#### [What the exercise asks]
The line containing "name=legend_labels[1], showlegend=False))" marks the end: extract everything from the first line of the data through that line, exactly, with no pictures.
=======
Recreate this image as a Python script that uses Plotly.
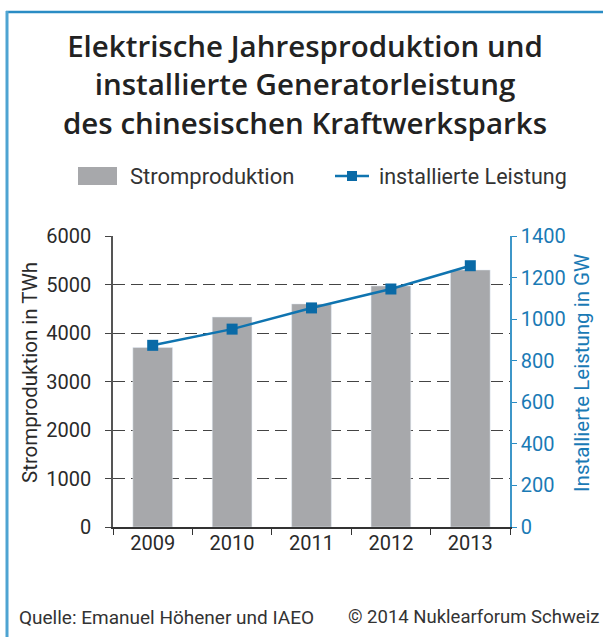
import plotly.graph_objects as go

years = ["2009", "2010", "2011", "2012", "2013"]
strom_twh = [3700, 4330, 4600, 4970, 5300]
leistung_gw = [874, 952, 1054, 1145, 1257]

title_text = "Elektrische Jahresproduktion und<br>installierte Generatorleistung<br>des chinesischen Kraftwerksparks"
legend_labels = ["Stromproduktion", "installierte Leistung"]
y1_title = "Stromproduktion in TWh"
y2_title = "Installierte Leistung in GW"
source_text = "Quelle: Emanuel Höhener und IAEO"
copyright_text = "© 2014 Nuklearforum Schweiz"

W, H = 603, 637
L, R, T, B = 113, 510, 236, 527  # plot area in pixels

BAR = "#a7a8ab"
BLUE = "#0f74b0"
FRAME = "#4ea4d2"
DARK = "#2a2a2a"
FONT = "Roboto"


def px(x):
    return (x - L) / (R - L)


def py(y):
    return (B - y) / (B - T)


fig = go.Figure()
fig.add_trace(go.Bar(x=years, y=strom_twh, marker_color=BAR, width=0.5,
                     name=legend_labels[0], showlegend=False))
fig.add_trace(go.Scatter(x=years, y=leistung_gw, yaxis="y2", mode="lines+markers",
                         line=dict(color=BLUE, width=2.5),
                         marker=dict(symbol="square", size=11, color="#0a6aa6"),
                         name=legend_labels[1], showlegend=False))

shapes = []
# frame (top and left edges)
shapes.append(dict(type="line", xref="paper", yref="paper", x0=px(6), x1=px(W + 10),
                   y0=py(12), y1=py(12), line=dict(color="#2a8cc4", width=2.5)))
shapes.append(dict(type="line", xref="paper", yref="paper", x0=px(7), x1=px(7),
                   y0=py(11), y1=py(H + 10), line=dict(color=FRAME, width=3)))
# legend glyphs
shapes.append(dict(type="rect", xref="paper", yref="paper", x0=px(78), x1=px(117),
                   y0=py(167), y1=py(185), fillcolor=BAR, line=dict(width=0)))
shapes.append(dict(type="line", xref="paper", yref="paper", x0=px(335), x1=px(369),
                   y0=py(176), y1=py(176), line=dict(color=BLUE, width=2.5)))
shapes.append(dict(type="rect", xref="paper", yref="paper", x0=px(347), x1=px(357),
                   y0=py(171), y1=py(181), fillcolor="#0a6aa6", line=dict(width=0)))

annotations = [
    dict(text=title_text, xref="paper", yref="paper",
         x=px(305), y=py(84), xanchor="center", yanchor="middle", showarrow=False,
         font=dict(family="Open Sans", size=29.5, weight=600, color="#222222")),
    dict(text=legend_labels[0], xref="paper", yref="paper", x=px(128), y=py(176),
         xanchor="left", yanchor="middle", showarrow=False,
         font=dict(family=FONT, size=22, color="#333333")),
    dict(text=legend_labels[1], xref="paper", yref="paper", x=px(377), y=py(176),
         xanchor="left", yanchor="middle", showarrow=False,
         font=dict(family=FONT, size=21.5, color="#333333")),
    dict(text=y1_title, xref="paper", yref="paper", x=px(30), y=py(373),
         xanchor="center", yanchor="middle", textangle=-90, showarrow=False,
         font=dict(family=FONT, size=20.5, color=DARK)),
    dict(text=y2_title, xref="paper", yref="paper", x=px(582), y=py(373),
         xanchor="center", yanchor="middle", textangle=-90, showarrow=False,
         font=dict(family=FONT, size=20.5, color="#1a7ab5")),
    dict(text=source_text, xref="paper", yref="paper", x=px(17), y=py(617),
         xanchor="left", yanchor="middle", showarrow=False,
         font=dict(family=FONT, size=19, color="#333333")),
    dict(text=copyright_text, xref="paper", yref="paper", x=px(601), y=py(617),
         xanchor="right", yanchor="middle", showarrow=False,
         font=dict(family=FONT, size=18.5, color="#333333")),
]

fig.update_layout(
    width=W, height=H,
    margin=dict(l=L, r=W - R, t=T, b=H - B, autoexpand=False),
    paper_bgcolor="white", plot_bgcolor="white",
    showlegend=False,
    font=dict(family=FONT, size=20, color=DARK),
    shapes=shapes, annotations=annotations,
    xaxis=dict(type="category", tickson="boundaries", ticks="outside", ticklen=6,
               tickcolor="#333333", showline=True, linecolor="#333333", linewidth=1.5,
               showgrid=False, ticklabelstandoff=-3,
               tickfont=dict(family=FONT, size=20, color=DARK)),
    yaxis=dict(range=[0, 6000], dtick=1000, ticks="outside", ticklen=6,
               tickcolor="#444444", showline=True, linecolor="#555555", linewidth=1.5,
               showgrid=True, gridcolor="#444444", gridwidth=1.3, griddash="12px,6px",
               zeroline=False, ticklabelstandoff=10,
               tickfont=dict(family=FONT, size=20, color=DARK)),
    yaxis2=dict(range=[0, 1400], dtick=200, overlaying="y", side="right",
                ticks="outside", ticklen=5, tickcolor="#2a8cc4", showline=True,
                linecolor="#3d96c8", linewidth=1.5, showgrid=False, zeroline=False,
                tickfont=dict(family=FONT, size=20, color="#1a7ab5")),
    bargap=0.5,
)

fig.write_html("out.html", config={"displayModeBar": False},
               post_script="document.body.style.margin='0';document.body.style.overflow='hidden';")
=======
#### [Complete answer]
Recreate this image as a Python script that uses Plotly.
import plotly.graph_objects as go

years = ["2009", "2010", "2011", "2012", "2013"]
strom_twh = [3700, 4330, 4600, 4970, 5300]
leistung_gw = [874, 952, 1054, 1145, 1257]

title_text = "Elektrische Jahresproduktion und<br>installierte Generatorleistung<br>des chinesischen Kraftwerksparks"
legend_labels = ["Stromproduktion", "installierte Leistung"]
y1_title = "Stromproduktion in TWh"
y2_title = "Installierte Leistung in GW"
source_text = "Quelle: Emanuel Höhener und IAEO"
copyright_text = "© 2014 Nuklearforum Schweiz"

W, H = 603, 637
L, R, T, B = 113, 510, 236, 527  # plot area in pixels

BAR = "#a7a8ab"
BLUE = "#0f74b0"
FRAME = "#4ea4d2"
DARK = "#2a2a2a"
FONT = "Roboto"


def px(x):
    return (x - L) / (R - L)


def py(y):
    return (B - y) / (B - T)


fig = go.Figure()
fig.add_trace(go.Bar(x=years, y=strom_twh, marker_color=BAR, width=0.5,
                     name=legend_labels[0], showlegend=False))
fig.add_trace(go.Scatter(x=years, y=leistung_gw, yaxis="y2", mode="lines+markers",
                         line=dict(color=BLUE, width=2.5),
                         marker=dict(symbol="square", size=11, color="#0a6aa6"),
                         name=legend_labels[1], showlegend=False))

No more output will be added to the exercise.